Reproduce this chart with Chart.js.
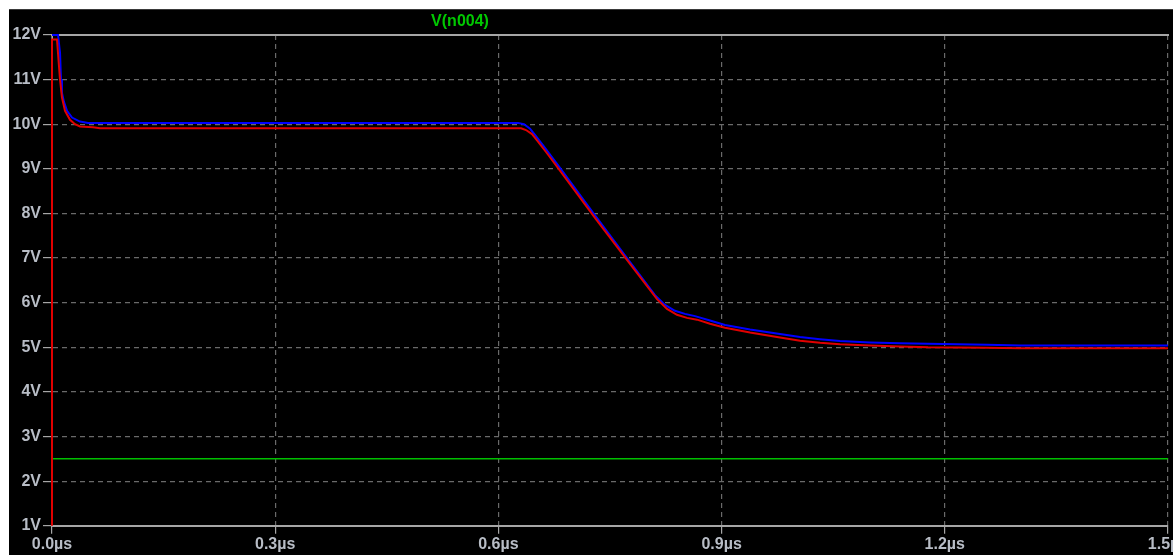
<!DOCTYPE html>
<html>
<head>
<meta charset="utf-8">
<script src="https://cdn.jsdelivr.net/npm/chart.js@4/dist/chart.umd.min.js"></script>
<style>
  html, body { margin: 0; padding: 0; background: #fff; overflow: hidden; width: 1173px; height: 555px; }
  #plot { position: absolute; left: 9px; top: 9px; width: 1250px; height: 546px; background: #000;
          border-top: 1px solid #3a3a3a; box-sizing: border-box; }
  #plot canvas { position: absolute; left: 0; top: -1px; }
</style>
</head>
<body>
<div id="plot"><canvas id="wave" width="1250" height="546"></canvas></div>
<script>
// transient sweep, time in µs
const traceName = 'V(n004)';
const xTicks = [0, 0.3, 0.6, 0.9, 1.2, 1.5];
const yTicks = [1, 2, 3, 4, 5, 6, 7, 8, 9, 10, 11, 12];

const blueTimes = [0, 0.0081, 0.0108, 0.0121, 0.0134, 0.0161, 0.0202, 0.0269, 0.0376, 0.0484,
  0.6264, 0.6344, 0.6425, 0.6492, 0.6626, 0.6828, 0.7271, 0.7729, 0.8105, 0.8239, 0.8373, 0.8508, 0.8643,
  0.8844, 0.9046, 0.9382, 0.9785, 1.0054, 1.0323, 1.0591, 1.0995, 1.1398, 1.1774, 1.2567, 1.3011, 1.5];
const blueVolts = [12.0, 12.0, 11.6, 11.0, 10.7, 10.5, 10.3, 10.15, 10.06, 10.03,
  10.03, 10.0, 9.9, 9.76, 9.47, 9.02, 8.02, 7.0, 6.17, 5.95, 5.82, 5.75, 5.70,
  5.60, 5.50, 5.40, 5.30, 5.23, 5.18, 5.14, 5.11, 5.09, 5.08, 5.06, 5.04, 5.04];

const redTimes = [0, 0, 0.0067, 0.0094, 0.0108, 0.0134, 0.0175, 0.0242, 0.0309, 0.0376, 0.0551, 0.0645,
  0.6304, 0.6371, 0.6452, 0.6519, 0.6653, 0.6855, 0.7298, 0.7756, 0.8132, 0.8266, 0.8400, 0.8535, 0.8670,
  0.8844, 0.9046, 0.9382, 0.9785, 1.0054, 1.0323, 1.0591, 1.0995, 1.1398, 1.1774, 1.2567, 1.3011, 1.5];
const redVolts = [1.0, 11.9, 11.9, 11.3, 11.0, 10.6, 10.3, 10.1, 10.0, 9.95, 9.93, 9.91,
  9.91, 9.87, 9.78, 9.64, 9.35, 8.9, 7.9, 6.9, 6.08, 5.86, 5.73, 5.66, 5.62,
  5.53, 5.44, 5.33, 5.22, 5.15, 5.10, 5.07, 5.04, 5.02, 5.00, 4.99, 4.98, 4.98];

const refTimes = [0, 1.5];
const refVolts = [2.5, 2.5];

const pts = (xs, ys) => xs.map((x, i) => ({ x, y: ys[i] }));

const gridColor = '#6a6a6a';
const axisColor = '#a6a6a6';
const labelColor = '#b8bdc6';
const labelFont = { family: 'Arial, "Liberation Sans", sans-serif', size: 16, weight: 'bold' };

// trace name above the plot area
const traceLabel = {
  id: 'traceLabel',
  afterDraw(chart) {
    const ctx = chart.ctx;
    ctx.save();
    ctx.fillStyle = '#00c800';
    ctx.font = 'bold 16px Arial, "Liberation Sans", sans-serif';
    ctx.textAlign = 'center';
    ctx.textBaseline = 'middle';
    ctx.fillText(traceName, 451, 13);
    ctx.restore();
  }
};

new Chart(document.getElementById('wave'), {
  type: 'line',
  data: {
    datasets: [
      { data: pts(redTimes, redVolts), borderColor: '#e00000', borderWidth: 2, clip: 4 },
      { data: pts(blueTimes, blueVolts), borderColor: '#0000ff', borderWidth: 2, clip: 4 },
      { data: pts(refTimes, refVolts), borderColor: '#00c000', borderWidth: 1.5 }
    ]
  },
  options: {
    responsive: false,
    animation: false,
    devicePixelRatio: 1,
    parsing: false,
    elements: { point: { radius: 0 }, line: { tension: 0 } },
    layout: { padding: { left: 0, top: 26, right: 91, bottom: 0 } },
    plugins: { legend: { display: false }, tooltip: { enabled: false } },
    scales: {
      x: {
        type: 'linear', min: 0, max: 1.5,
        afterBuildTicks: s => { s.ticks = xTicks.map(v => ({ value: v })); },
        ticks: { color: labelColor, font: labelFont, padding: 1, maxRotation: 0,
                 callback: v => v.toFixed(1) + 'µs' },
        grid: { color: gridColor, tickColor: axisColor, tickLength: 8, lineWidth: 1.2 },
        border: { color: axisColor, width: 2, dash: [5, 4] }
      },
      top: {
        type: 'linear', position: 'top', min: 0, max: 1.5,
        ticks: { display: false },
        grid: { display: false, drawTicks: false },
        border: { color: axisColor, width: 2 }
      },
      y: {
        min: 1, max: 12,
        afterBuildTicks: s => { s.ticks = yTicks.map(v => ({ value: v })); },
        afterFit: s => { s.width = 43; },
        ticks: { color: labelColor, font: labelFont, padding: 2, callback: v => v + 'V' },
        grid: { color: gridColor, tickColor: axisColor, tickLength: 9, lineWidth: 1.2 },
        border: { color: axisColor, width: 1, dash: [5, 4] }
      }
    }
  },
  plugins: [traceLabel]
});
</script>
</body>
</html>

### DIRECTION
Write out the listing word for word, omitting the pictures it holds.

### FULL ANSWER
Reproduce this chart with Chart.js.
<!DOCTYPE html>
<html>
<head>
<meta charset="utf-8">
<script src="https://cdn.jsdelivr.net/npm/chart.js@4/dist/chart.umd.min.js"></script>
<style>
  html, body { margin: 0; padding: 0; background: #fff; overflow: hidden; width: 1173px; height: 555px; }
  #plot { position: absolute; left: 9px; top: 9px; width: 1250px; height: 546px; background: #000;
          border-top: 1px solid #3a3a3a; box-sizing: border-box; }
  #plot canvas { position: absolute; left: 0; top: -1px; }
</style>
</head>
<body>
<div id="plot"><canvas id="wave" width="1250" height="546"></canvas></div>
<script>
// transient sweep, time in µs
const traceName = 'V(n004)';
const xTicks = [0, 0.3, 0.6, 0.9, 1.2, 1.5];
const yTicks = [1, 2, 3, 4, 5, 6, 7, 8, 9, 10, 11, 12];

const blueTimes = [0, 0.0081, 0.0108, 0.0121, 0.0134, 0.0161, 0.0202, 0.0269, 0.0376, 0.0484,
  0.6264, 0.6344, 0.6425, 0.6492, 0.6626, 0.6828, 0.7271, 0.7729, 0.8105, 0.8239, 0.8373, 0.8508, 0.8643,
  0.8844, 0.9046, 0.9382, 0.9785, 1.0054, 1.0323, 1.0591, 1.0995, 1.1398, 1.1774, 1.2567, 1.3011, 1.5];
const blueVolts = [12.0, 12.0, 11.6, 11.0, 10.7, 10.5, 10.3, 10.15, 10.06, 10.03,
  10.03, 10.0, 9.9, 9.76, 9.47, 9.02, 8.02, 7.0, 6.17, 5.95, 5.82, 5.75, 5.70,
  5.60, 5.50, 5.40, 5.30, 5.23, 5.18, 5.14, 5.11, 5.09, 5.08, 5.06, 5.04, 5.04];

const redTimes = [0, 0, 0.0067, 0.0094, 0.0108, 0.0134, 0.0175, 0.0242, 0.0309, 0.0376, 0.0551, 0.0645,
  0.6304, 0.6371, 0.6452, 0.6519, 0.6653, 0.6855, 0.7298, 0.7756, 0.8132, 0.8266, 0.8400, 0.8535, 0.8670,
  0.8844, 0.9046, 0.9382, 0.9785, 1.0054, 1.0323, 1.0591, 1.0995, 1.1398, 1.1774, 1.2567, 1.3011, 1.5];
const redVolts = [1.0, 11.9, 11.9, 11.3, 11.0, 10.6, 10.3, 10.1, 10.0, 9.95, 9.93, 9.91,
  9.91, 9.87, 9.78, 9.64, 9.35, 8.9, 7.9, 6.9, 6.08, 5.86, 5.73, 5.66, 5.62,
  5.53, 5.44, 5.33, 5.22, 5.15, 5.10, 5.07, 5.04, 5.02, 5.00, 4.99, 4.98, 4.98];

const refTimes = [0, 1.5];
const refVolts = [2.5, 2.5];

const pts = (xs, ys) => xs.map((x, i) => ({ x, y: ys[i] }));

const gridColor = '#6a6a6a';
const axisColor = '#a6a6a6';
const labelColor = '#b8bdc6';
const labelFont = { family: 'Arial, "Liberation Sans", sans-serif', size: 16, weight: 'bold' };

// trace name above the plot area
const traceLabel = {
  id: 'traceLabel',
  afterDraw(chart) {
    const ctx = chart.ctx;
    ctx.save();
    ctx.fillStyle = '#00c800';
    ctx.font = 'bold 16px Arial, "Liberation Sans", sans-serif';
    ctx.textAlign = 'center';
    ctx.textBaseline = 'middle';
    ctx.fillText(traceName, 451, 13);
    ctx.restore();
  }
};

new Chart(document.getElementById('wave'), {
  type: 'line',
  data: {
    datasets: [
      { data: pts(redTimes, redVolts), borderColor: '#e00000', borderWidth: 2, clip: 4 },
      { data: pts(blueTimes, blueVolts), borderColor: '#0000ff', borderWidth: 2, clip: 4 },
      { data: pts(refTimes, refVolts), borderColor: '#00c000', borderWidth: 1.5 }
    ]
  },
  options: {
    responsive: false,
    animation: false,
    devicePixelRatio: 1,
    parsing: false,
    elements: { point: { radius: 0 }, line: { tension: 0 } },
    layout: { padding: { left: 0, top: 26, right: 91, bottom: 0 } },
    plugins: { legend: { display: false }, tooltip: { enabled: false } },
    scales: {
      x: {
        type: 'linear', min: 0, max: 1.5,
        afterBuildTicks: s => { s.ticks = xTicks.map(v => ({ value: v })); },
        ticks: { color: labelColor, font: labelFont, padding: 1, maxRotation: 0,
                 callback: v => v.toFixed(1) + 'µs' },
        grid: { color: gridColor, tickColor: axisColor, tickLength: 8, lineWidth: 1.2 },
        border: { color: axisColor, width: 2, dash: [5, 4] }
      },
      top: {
        type: 'linear', position: 'top', min: 0, max: 1.5,
        ticks: { display: false },
        grid: { display: false, drawTicks: false },
        border: { color: axisColor, width: 2 }
      },
      y: {
        min: 1, max: 12,
        afterBuildTicks: s => { s.ticks = yTicks.map(v => ({ value: v })); },
        afterFit: s => { s.width = 43; },
        ticks: { color: labelColor, font: labelFont, padding: 2, callback: v => v + 'V' },
        grid: { color: gridColor, tickColor: axisColor, tickLength: 9, lineWidth: 1.2 },
        border: { color: axisColor, width: 1, dash: [5, 4] }
      }
    }
  },
  plugins: [traceLabel]
});
</script>
</body>
</html>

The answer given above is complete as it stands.